Tomorrow hundreds of people will come and go. Tomorrow is the only day that counts.
‘Sorry you were out’ and ‘eve of polling day’ leaflets are printed. Everything in this campaign is done at the very last moment. The politics are shifting too quickly. More and more we are picking up ‘I’d vote for Gisela but I don’t want to vote to Gordon Brown’. Difficult to say how many will stay with me.
Thursday, May 6: Polling day
We start with bacon sandwiches in the campaign centre at 8.45. The room is full and in the course of the day people just keep coming. To phone, to knock on doors, to stand outside polling stations, to give voters lifts …there is no end to it. At one point in every room, in every corner and even in the broom cupboard, there is someone making a phone call. The little annex with a couple of mothers and their sleeping babies becomes the nursery.
It’s like a beehive. Everyone knows what they have to do, or know someone who can tell them. If there is a problem, they’ll have to sort it themselves.
At 9pm one of our door knockers runs into the Tories who tell them to go home as they’ve won. We take no notice.
Friday, May 7
I get to the count just after midnight. Ten of the Birmingham seats are counted in the National Indoor Arena. So it’s quite an atmosphere. I hear one of the Tories say “we’ve got it by 2000″. I have no idea if this is true or not. We were too busy getting the vote out and didn’t take any samples. Sunderland had come in with an 8% swing against us, and all the Tories need here was a 2% swing. So a defeat by 2,000 would be quite honourable. But today is Saint Gisela’s day - so we’ll wait and see.
When the returning officer reads out the provisional result just before 2am I try to get my head around the numbers. I can’t work out how much I lost by, but put my inadequate arithmetic down to exhaustion.

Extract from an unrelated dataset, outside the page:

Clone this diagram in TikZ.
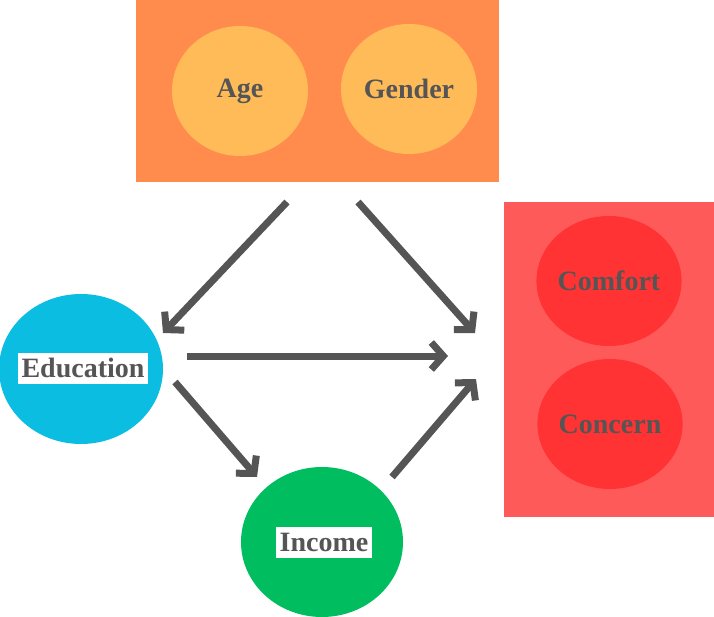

Then there is a stunned silence, followed by forceful queries from both sides. ”Are you sure you got these figures right?” Firm intervention is called for. I ask an official: ”Just let me be clear. Are you saying I’ve won?” He looks at me perplexed and just says “yes”. Our side erupts with cheers and laughter.
But the Tories aren’t taking this lying down. The bundles are checked and re-checked. Votes are verified. Even Harry Takhar’s 146 votes are flicked through in search of the Tories’ missing 1300 votes, but they couldn’t be found. Finally by about 4.30am they concede.
“I’m Labour, my values are Labour, but I think for myself,” is how my speech starts, to ecstatic screams from the floor. And Birmingham has stayed red. Only later do I see what’s happened elsewhere. Slowly it begins to sink in. Mike Foster, Jacqui Smith, Mike O’Brien, Rob Marris, Charles Clarke…. they’ve all lost. And Labour has lost. A night of mixed fortunes.
Good job the campaign centre is in a non-residential area. There’s a raucous reception when I finally get there. My partner Derek makes bacon sandwiches and gets out the Champagne. My phone rings and it’s a Tory businessman who’s currently in Australia “You’re the only one of our top 50 target seats we didn’t take.” I tell him he should have known better!
Saturday, May 8
In the morning, the team gathers for the street stall. It’s cold, wet and windy. But this doesn’t matter to us. We still can’t quite believe it, and can’t stop laughing.
Several days blur into one. Catching up with sleep, watching Aston Villa on Sunday, not answering the phone to anybody from the media. But when I get back to my office at Westminster I finally accept it’s not a dream. I’ve won, Labour is in opposition, and there are so many new faces in the tea room that I’m wondering whether I’ve stumbled into the wrong room by mistake.